Traders post their insights, charts, and sometimes their executed or proposed trades on a communal feed, much like a conventional social network. The follower reads this analysis and then manually chooses whether or not to act upon the information. The follower uses the community’s insights as valuable research and education, but they retain full autonomy and must execute the trade themselves.
Transparency, Autonomy, and Risk Exposure
These three factors define the user experience and the level of engagement required.
Autonomy and Control
In Copy Trading, your autonomy is very limited regarding individual trades. Once you link your account to a Master Trader, trades are executed automatically, and you generally cannot modify the Stop-Loss or Take-Profit on those specific copied positions. Your main control is setting an overall Copy Stop-Loss (CSL) to limit potential losses on the entire copying relationship.
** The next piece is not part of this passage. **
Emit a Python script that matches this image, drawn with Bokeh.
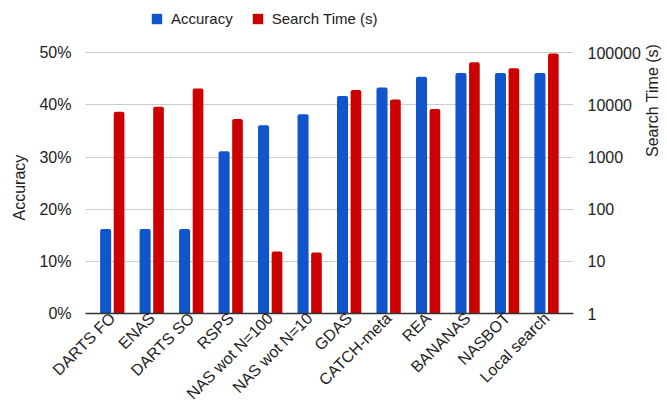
import math
from bokeh.plotting import figure
from bokeh.models import (ColumnDataSource, FactorRange, Range1d, LogScale, Title,
                          LogAxis, FixedTicker, NumeralTickFormatter, Legend, LegendItem)
from bokeh.transform import dodge
from bokeh.embed import file_html
from bokeh.resources import INLINE

categories = ["DARTS FO", "ENAS", "DARTS SO", "RSPS", "NAS wot N=100", "NAS wot N=10",
              "GDAS", "CATCH-meta", "REA", "BANANAS", "NASBOT", "Local search"]
accuracy = [0.162, 0.162, 0.162, 0.311, 0.361, 0.382, 0.417, 0.433, 0.454, 0.461, 0.461, 0.461]
search_time = [7400, 9200, 20600, 5350, 15.5, 14.7, 19200, 12700, 8300, 65800, 50500, 96100]
acc_ticks = [0, 0.1, 0.2, 0.3, 0.4, 0.5]
time_ticks = [1, 10, 100, 1000, 10000, 100000]

BLUE = "#1155cc"
RED = "#cc0000"
FONT = "Liberation Sans"
TXT = "#222222"

src = ColumnDataSource(dict(cat=categories, acc=accuracy, t=search_time))

# the frame extends above the 50% line to leave room for the legend inside it
p = figure(frame_width=488, frame_height=313, output_backend="svg", toolbar_location=None,
           x_range=FactorRange(factors=categories, range_padding=0.03),
           y_range=Range1d(0, 0.6),
           min_border_left=83, min_border_right=78, min_border_top=0, min_border_bottom=80)
p.extra_y_ranges = {"log": Range1d(1, 1e6)}
p.extra_y_scales = {"log": LogScale()}

p.outline_line_color = None
p.background_fill_color = "white"
p.border_fill_color = "white"

r1 = p.vbar(x=dodge("cat", -0.17, range=p.x_range), top="acc", width=0.28, source=src,
            color=BLUE, line_color=None, border_radius=(2, 2, 0, 0))
r2 = p.vbar(x=dodge("cat", 0.17, range=p.x_range), top="t", bottom=1, width=0.27, source=src,
            color=RED, line_color=None, border_radius=(2, 2, 0, 0), y_range_name="log")

# left axis
la = p.yaxis[0]
la.ticker = FixedTicker(ticks=acc_ticks)
la.formatter = NumeralTickFormatter(format="0%")
la.axis_line_color = None
la.major_tick_line_color = None
la.minor_tick_line_color = None
la.major_label_standoff = 8
la.major_label_text_font = FONT
la.major_label_text_font_size = "16px"
la.major_label_text_color = TXT

left_title = Title(text="Accuracy", align="left", offset=93, standoff=17,
                   text_font=FONT, text_font_size="16px", text_font_style="normal",
                   text_color=TXT)
p.add_layout(left_title, "left")

# right axis
ra = LogAxis(y_range_name="log")
ra.ticker = FixedTicker(ticks=time_ticks)
ra.formatter = NumeralTickFormatter(format="0")
ra.axis_label = "Search Time (s)"
ra.axis_label_orientation = math.pi / 2
ra.axis_line_color = None
ra.major_tick_line_color = None
ra.minor_tick_line_color = None
ra.major_label_standoff = 8
ra.axis_label_standoff = 9
ra.major_label_text_font = FONT
ra.major_label_text_font_size = "16px"
ra.major_label_text_color = TXT
ra.axis_label_text_font = FONT
ra.axis_label_text_font_size = "16px"
ra.axis_label_text_font_style = "normal"
ra.axis_label_text_color = TXT
p.add_layout(ra, "right")

# bottom axis
xa = p.xaxis[0]
xa.major_label_orientation = math.pi / 4
xa.axis_line_color = "#333333"
xa.axis_line_width = 1.5
xa.major_tick_line_color = None
xa.minor_tick_line_color = None
xa.major_label_standoff = -4
xa.major_label_text_font = FONT
xa.major_label_text_font_size = "16px"
xa.major_label_text_color = TXT

p.xgrid.grid_line_color = None
p.ygrid.ticker = FixedTicker(ticks=acc_ticks)
p.ygrid.grid_line_color = "#cccccc"
p.ygrid.grid_line_width = 1

legend = Legend(items=[LegendItem(label="Accuracy", renderers=[r1]),
                       LegendItem(label="Search Time (s)", renderers=[r2])],
                orientation="horizontal", location=(65, 286),
                glyph_width=13, glyph_height=13, label_height=17, label_standoff=8,
                spacing=18, padding=0, margin=0,
                label_text_font=FONT, label_text_font_size="15px", label_text_color=TXT,
                background_fill_alpha=0, border_line_color=None)
p.add_layout(legend, "center")

open("out.html", "w").write(file_html(p, INLINE))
In Social Trading, your autonomy is absolute. Since you execute trades manually, you are free to cherry-pick ideas and set your own risk parameters (Stop-Loss and Take-Profit) for every single position, regardless of the signal provider’s settings.
Transparency
Both models offer transparency, but focus on different areas. Copy Trading offers high statistical transparency, showing the Master Trader’s verified track record, historical returns, and consistency metrics (like Max Drawdown). The trader’s live thought process, however, is often obscured.
Social Trading offers higher process transparency. You get to see the trader’s commentary, the reasoning behind their decisions, and the ongoing community debate about market conditions. You are learning the why alongside the what.
Risk Exposure
Copy Trading entails Systematic and Concentrated Risk. You are fully exposed to the skill, strategy, and risk management of the single Master Trader you are copying. A sudden error or change in the Master Trader’s strategy directly impacts your capital.
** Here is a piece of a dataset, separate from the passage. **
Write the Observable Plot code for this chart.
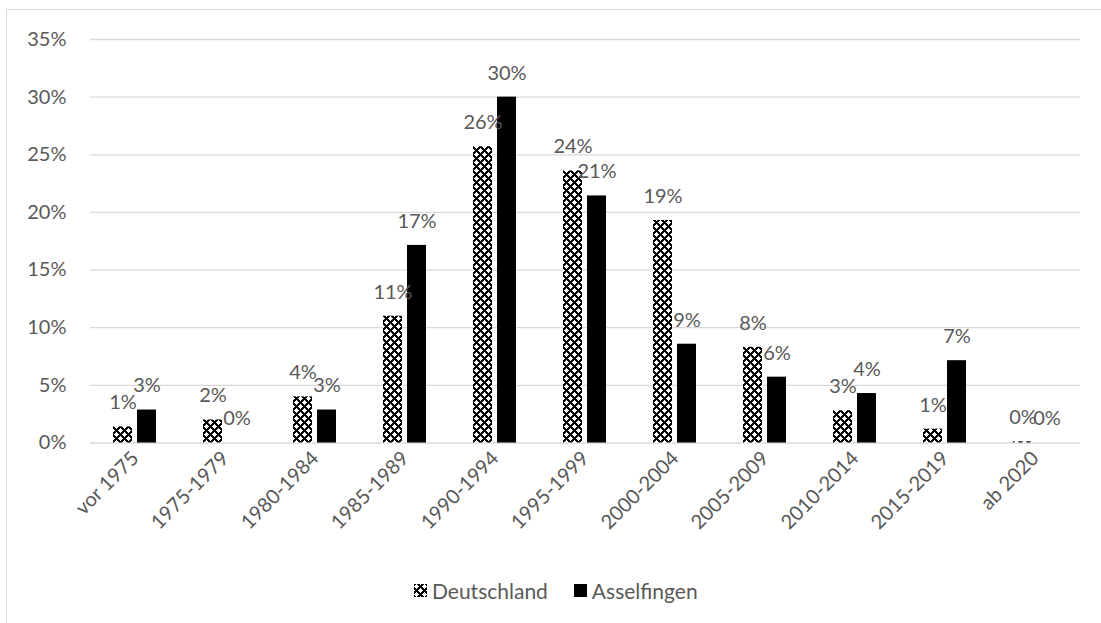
<!DOCTYPE html>
<html>
<head>
<meta charset="utf-8">
<script src="https://cdn.jsdelivr.net/npm/d3@7"></script>
<script src="https://cdn.jsdelivr.net/npm/@observablehq/plot@0.6"></script>
<style>
  html, body { margin: 0; padding: 0; background: #fff; width: 1101px; height: 623px; overflow: hidden; }
  #frame { position: absolute; left: 6px; top: 9px; width: 1200px; height: 700px; border: 1.5px solid #d9d9d9; box-sizing: border-box; }
  #chart { position: absolute; left: 0; top: 0; }
  #legend { position: absolute; left: 414px; top: 578px; display: flex; align-items: center;
            font-family: Lato, "Open Sans", sans-serif; font-size: 21px; color: #595959; white-space: nowrap; }
  #legend .item { display: flex; align-items: center; }
  #legend .item + .item { margin-left: 26px; }
  #legend svg { margin-right: 5px; }
</style>
</head>
<body>
<svg width="0" height="0" style="position:absolute">
  <defs>
    <!-- diamond lattice fill used for the Deutschland series -->
    <pattern id="chk" width="8" height="8" patternUnits="userSpaceOnUse" shape-rendering="crispEdges">
      <rect width="8" height="8" fill="#000"/>
      <g fill="#fff">
        <rect x="0" y="2" width="5" height="1"/>
        <rect x="1" y="1" width="3" height="3"/>
        <rect x="2" y="0" width="1" height="5"/>
        <rect x="4" y="6" width="4" height="1"/>
        <rect x="0" y="6" width="1" height="1"/>
        <rect x="5" y="5" width="3" height="3"/>
        <rect x="6" y="4" width="1" height="4"/>
        <rect x="6" y="0" width="1" height="1"/>
      </g>
    </pattern>
  </defs>
</svg>
<div id="frame"></div>
<div id="chart"></div>
<div id="legend">
  <div class="item"><svg width="13" height="13"><rect width="13" height="13" fill="url(#chk)"/></svg>Deutschland</div>
  <div class="item"><svg width="13" height="13"><rect width="13" height="13" fill="#000"/></svg>Asselfingen</div>
</div>
<script>
// Baujahr-Klassen
const categories = ["vor 1975", "1975-1979", "1980-1984", "1985-1989", "1990-1994", "1995-1999",
                    "2000-2004", "2005-2009", "2010-2014", "2015-2019", "ab 2020"];
// Anteile in Prozent
const deutschland = [1.4, 2.0, 4.0, 11.0, 25.7, 23.6, 19.3, 8.3, 2.8, 1.2, 0.1];
const asselfingen = [2.86, 0, 2.86, 17.14, 30.0, 21.43, 8.57, 5.71, 4.29, 7.14, 0];
const seriesNames = ["Deutschland", "Asselfingen"];
const yTicks = [0, 5, 10, 15, 20, 25, 30, 35];

const rowsD = categories.map((c, i) => ({cat: c, series: "Deutschland", value: deutschland[i]}));
const rowsA = categories.map((c, i) => ({cat: c, series: "Asselfingen", value: asselfingen[i]}));
const rows = rowsD.concat(rowsA);

const font = "Lato, 'Open Sans', sans-serif";
const textColor = "#595959";
const fs = 20;

const chart = Plot.plot({
  width: 1101,
  height: 570,
  marginLeft: 88,
  marginRight: 20,
  marginTop: 39,
  marginBottom: 127.5,
  style: {fontFamily: font, fontSize: fs + "px", color: textColor, background: "transparent"},
  fx: {domain: categories, paddingInner: 0, paddingOuter: 0, axis: null},
  x: {domain: seriesNames, paddingInner: 0.2, paddingOuter: 0.906, axis: null},
  y: {domain: [0, 35], axis: null},
  marks: [
    Plot.ruleY(yTicks, {stroke: "#d9d9d9", strokeWidth: 1.3}),
    Plot.barY(rowsD, {fx: "cat", x: "series", y: "value", fill: "url(#chk)"}),
    Plot.barY(rowsA, {fx: "cat", x: "series", y: "value", fill: "#000"}),
    Plot.text(rows, {fx: "cat", x: "series", y: "value", text: d => Math.round(d.value) + "%",
                     dy: -24, fill: textColor, fontSize: fs}),
    Plot.axisY(yTicks, {tickSize: 0, tickPadding: 24, tickFormat: d => d + "%", label: null,
                        fill: textColor, fontSize: fs}),
    Plot.axisFx({anchor: "bottom", tickRotate: -45, tickSize: 0, tickPadding: 12, label: null,
                 fill: textColor, fontSize: fs})
  ]
});
document.getElementById("chart").appendChild(chart);
</script>
</body>
</html>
Social Trading involves Discretionary and Manual Risk. You act as a filter, deciding which signals to adopt. The final risk level is contingent on your own discipline, judgment, and ability to manage the trades you decide to execute.
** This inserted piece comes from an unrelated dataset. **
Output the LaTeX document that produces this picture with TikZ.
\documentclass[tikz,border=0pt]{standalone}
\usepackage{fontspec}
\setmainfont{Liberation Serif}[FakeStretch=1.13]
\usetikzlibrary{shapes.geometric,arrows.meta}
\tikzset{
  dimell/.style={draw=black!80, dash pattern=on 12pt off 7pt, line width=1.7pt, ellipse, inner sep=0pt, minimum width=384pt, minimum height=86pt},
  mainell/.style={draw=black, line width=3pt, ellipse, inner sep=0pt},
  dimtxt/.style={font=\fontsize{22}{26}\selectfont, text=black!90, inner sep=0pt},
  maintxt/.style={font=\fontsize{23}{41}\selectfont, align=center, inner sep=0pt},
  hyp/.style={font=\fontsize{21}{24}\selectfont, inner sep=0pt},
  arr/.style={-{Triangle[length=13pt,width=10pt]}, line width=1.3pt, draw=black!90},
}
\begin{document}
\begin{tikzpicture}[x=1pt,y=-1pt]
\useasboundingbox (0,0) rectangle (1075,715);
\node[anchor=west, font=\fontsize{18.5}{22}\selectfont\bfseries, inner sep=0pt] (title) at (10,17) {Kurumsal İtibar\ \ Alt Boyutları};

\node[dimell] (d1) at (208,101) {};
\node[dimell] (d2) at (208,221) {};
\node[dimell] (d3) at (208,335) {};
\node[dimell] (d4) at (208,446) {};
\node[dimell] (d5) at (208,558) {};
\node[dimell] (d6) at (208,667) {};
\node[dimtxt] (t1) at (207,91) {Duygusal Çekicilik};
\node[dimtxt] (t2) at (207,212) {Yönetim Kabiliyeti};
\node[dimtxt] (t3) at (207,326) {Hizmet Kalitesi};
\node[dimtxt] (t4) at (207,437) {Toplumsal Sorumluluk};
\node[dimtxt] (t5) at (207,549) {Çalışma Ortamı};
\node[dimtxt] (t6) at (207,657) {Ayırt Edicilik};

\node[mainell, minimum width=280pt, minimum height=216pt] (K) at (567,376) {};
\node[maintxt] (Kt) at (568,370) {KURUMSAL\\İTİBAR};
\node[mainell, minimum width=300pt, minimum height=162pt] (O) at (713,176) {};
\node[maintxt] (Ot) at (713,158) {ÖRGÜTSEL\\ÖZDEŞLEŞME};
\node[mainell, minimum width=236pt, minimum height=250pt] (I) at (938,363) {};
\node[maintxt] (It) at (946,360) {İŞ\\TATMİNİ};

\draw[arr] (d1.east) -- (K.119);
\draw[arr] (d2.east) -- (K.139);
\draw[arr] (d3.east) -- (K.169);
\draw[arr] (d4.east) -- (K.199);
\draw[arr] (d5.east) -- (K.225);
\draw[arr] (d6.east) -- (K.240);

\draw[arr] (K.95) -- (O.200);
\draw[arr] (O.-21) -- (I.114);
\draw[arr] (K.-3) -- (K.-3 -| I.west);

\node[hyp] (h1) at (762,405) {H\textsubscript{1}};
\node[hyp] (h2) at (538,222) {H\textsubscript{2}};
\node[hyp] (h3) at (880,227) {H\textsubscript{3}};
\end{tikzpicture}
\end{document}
Which Approach Suits Your Trading Style?
Your optimal choice depends on the time you have, your experience, and your financial goals.
Choose Copy Trading If You Are…
- Time-Constrained: You have a busy schedule and cannot dedicate time to daily market monitoring or trade execution.
- Seeking Passive Exposure: You want your capital to be active in the markets without the emotional burden of making trade-by-trade decisions.
- A Beginner: You have minimal trading knowledge and prefer to trust a professional strategy, accepting the systematic risk that comes with it.
Choose Social Trading If You Are…
- Semi-Active: You enjoy spending a limited amount of time (e.g., 30–60 minutes daily) analyzing charts and community discussions.
- Seeking Education: You want to actively learn from experienced traders by understanding their market analysis and reasoning.
- A Portfolio Manager: You wish to use community signals as a powerful, diverse research tool to complement your existing analysis before making a manual execution.

Hybrid Models: The Future of Community-Driven Investing
The boundary between these two models is becoming increasingly blurred as platforms innovate, aiming to offer both convenience and control.
Copy-Filter Mechanisms allow a follower to automatically copy a Master Trader but retain the ability to set specific limits or exclude certain asset classes. For example, you might copy all Forex trades but automatically exclude the Master Trader’s high-risk Cryptocurrency positions.
Signal-Copy Integration allows traders to share a signal socially, and platform features enable other members to execute that trade in their accounts with a single click, combining the educational aspect with near-instant execution capability.
The future of collective investing is focused on providing enhanced autonomy within automated systems, ensuring that followers can leverage professional strategies while still applying their own personal risk management filters.